● **Given data**
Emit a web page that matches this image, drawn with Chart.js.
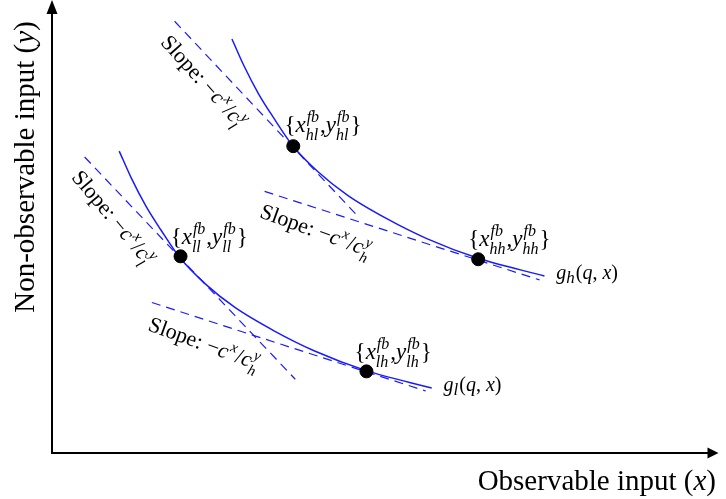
<!DOCTYPE html>
<html>
<head>
<meta charset="utf-8">
<script src="https://cdn.jsdelivr.net/npm/chart.js@4"></script>
<style>
  html, body { margin: 0; padding: 0; background: #fff; }
  #wrap { width: 726px; height: 499px; }
</style>
</head>
<body>
<div id="wrap"><canvas id="chart" width="726" height="499"></canvas></div>
<script>
// isoquant g_h(q, x)
const highX = [183, 195, 210, 225, 244, 270, 300, 340, 380, 432, 499];
const highY = [421, 394, 365, 341, 313, 286, 262, 238, 218, 198, 180];
// isoquant g_l(q, x)
const lowX = [69, 81, 96, 111, 130, 156, 186, 226, 266, 318, 385];
const lowY = [307, 280, 251, 227, 199, 172, 148, 124, 104, 84, 66];

// first-best points: hl, hh, ll, lh
const fbX = [245, 432, 131, 319];
const fbY = [312, 197, 200, 83];

// dashed iso-cost lines (end points)
const steepHighX = [125, 311], steepHighY = [439, 240];
const flatHighX = [216, 494], flatHighY = [266, 176];
const steepLowX = [34, 247], steepLowY = [301, 75];
const flatLowX = [102, 379], flatLowY = [153, 63];

const xTitle = "Observable input";
const yTitle = "Non-observable input";

const pts = (xs, ys) => xs.map((x, i) => ({ x, y: ys[i] }));

const BLUE = "#1a1aff";
const SERIF = '"Liberation Serif", "DejaVu Serif", serif';
const TITLE = 29;

// rich text: [text, italic] or {sup, sub}
function fbLabel(a, b) {
  return [["{", 0], ["x", 1], { sup: "fb", sub: a + b }, [",", 0], ["y", 1], { sup: "fb", sub: a + b }, ["}", 0]];
}
function slopeLabel(t) {
  return [["Slope: ", 0], ["\u2212", 0], ["c", 1], { sup: "x" }, ["/", 0], ["c", 1], { sup: "y", sub: t }];
}
function gLabel(t) {
  return [["g", 1], { sub: t, low: 4 }, ["(", 0], ["q", 1], [", ", 0], ["x", 1], [")", 0]];
}

const labels = [
  { x: 236, y: 326, rot: 0, size: 23, parts: fbLabel("h", "l") },
  { x: 422, y: 210, rot: 0, size: 23, parts: fbLabel("h", "h") },
  { x: 121, y: 213, rot: 0, size: 23, parts: fbLabel("l", "l") },
  { x: 307, y: 96, rot: 0, size: 23, parts: fbLabel("l", "h") },
  { x: 511, y: 177, rot: 0, size: 20, parts: gLabel("h") },
  { x: 397, y: 63, rot: 0, size: 20, parts: gLabel("l") },
  { x: 110, y: 417, rot: 48, size: 22, parts: slopeLabel("l") },
  { x: 20, y: 280, rot: 50, size: 22, parts: slopeLabel("l") },
  { x: 210, y: 240, rot: 20, size: 22, parts: slopeLabel("h") },
  { x: 97, y: 125, rot: 20, size: 22, parts: slopeLabel("h") },
];

function drawRich(ctx, parts, size) {
  const small = Math.round(size * 0.7);
  let cx = 0;
  for (const p of parts) {
    if (Array.isArray(p)) {
      ctx.font = (p[1] ? "italic " : "") + size + "px " + SERIF;
      ctx.fillText(p[0], cx, 0);
      cx += ctx.measureText(p[0]).width;
    } else {
      ctx.font = "italic " + small + "px " + SERIF;
      let w = 0;
      if (p.sup) {
        ctx.fillText(p.sup, cx + 1, -Math.round(size * 0.42));
        w = Math.max(w, ctx.measureText(p.sup).width + 1);
      }
      if (p.sub) {
        if (p.low) ctx.font = "italic " + Math.round(size * 0.85) + "px " + SERIF;
        ctx.fillText(p.sub, cx, p.low || Math.round(size * 0.33));
        w = Math.max(w, ctx.measureText(p.sub).width);
      }
      cx += w + 1;
    }
  }
}

function drawTitle(ctx, text, v, x, y, align) {
  ctx.font = TITLE + "px " + SERIF;
  const w1 = ctx.measureText(text + " (").width;
  const w3 = ctx.measureText(")").width;
  ctx.font = "italic " + TITLE + "px " + SERIF;
  const w2 = ctx.measureText(v).width;
  const total = w1 + w2 + w3;
  const s = align === "right" ? x - total : x - total / 2;
  ctx.font = TITLE + "px " + SERIF;
  ctx.fillText(text + " (", s, y);
  ctx.fillText(")", s + w1 + w2, y);
  ctx.font = "italic " + TITLE + "px " + SERIF;
  ctx.fillText(v, s + w1, y);
}

const decorations = {
  id: "decorations",
  afterDraw(chart) {
    const { ctx, chartArea: a, scales } = chart;
    ctx.save();
    // axes with arrows
    ctx.strokeStyle = "#000";
    ctx.fillStyle = "#000";
    ctx.lineWidth = 2;
    ctx.beginPath();
    ctx.moveTo(a.left + 1, 12);
    ctx.lineTo(a.left + 1, a.bottom);
    ctx.lineTo(a.right - 8, a.bottom);
    ctx.stroke();
    ctx.beginPath();
    ctx.moveTo(a.left + 1, 0);
    ctx.lineTo(a.left - 4.5, 14);
    ctx.lineTo(a.left + 6.5, 14);
    ctx.closePath();
    ctx.fill();
    ctx.beginPath();
    ctx.moveTo(a.right, a.bottom);
    ctx.lineTo(a.right - 11, a.bottom - 5.5);
    ctx.lineTo(a.right - 11, a.bottom + 5.5);
    ctx.closePath();
    ctx.fill();

    // axis titles
    ctx.textBaseline = "alphabetic";
    drawTitle(ctx, xTitle, "x", 716, 490, "right");
    ctx.save();
    ctx.translate(34, 167);
    ctx.rotate(-Math.PI / 2);
    drawTitle(ctx, yTitle, "y", 0, 0, "center");
    ctx.restore();

    // math labels
    for (const l of labels) {
      ctx.save();
      ctx.translate(scales.x.getPixelForValue(l.x), scales.y.getPixelForValue(l.y));
      ctx.rotate((l.rot * Math.PI) / 180);
      drawRich(ctx, l.parts, l.size);
      ctx.restore();
    }
    ctx.restore();
  },
};

const dashed = (data) => ({
  type: "line",
  data,
  borderColor: BLUE,
  borderWidth: 1.2,
  borderDash: [9, 6],
  pointRadius: 0,
  fill: false,
});
const curve = (data) => ({
  type: "line",
  data,
  borderColor: BLUE,
  borderWidth: 1.5,
  pointRadius: 0,
  fill: false,
  cubicInterpolationMode: "monotone",
});

new Chart(document.getElementById("chart").getContext("2d"), {
  type: "scatter",
  data: {
    datasets: [
      {
        data: pts(fbX, fbY),
        backgroundColor: "#000",
        borderColor: "#000",
        pointRadius: 6.5,
        showLine: false,
      },
      curve(pts(highX, highY)),
      curve(pts(lowX, lowY)),
      dashed(pts(steepHighX, steepHighY)),
      dashed(pts(flatHighX, flatHighY)),
      dashed(pts(steepLowX, steepLowY)),
      dashed(pts(flatLowX, flatLowY)),
    ],
  },
  options: {
    responsive: false,
    animation: false,
    devicePixelRatio: 1,
    layout: { padding: { left: 51, right: 0, top: 0, bottom: 46 } },
    scales: {
      x: { type: "linear", display: false, min: 0, max: 675 },
      y: { type: "linear", display: false, min: 0, max: 453 },
    },
    plugins: { legend: { display: false }, tooltip: { enabled: false } },
  },
  plugins: [decorations],
});
</script>
</body>
</html>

● **Task details**
Repeat, word for word and with no pictures, only the lines running from the beginning of the data to the line that contains "const fbY = [312, 197, 200, 83];".

● **Correct result**
Emit a web page that matches this image, drawn with Chart.js.
<!DOCTYPE html>
<html>
<head>
<meta charset="utf-8">
<script src="https://cdn.jsdelivr.net/npm/chart.js@4"></script>
<style>
  html, body { margin: 0; padding: 0; background: #fff; }
  #wrap { width: 726px; height: 499px; }
</style>
</head>
<body>
<div id="wrap"><canvas id="chart" width="726" height="499"></canvas></div>
<script>
// isoquant g_h(q, x)
const highX = [183, 195, 210, 225, 244, 270, 300, 340, 380, 432, 499];
const highY = [421, 394, 365, 341, 313, 286, 262, 238, 218, 198, 180];
// isoquant g_l(q, x)
const lowX = [69, 81, 96, 111, 130, 156, 186, 226, 266, 318, 385];
const lowY = [307, 280, 251, 227, 199, 172, 148, 124, 104, 84, 66];

// first-best points: hl, hh, ll, lh
const fbX = [245, 432, 131, 319];
const fbY = [312, 197, 200, 83];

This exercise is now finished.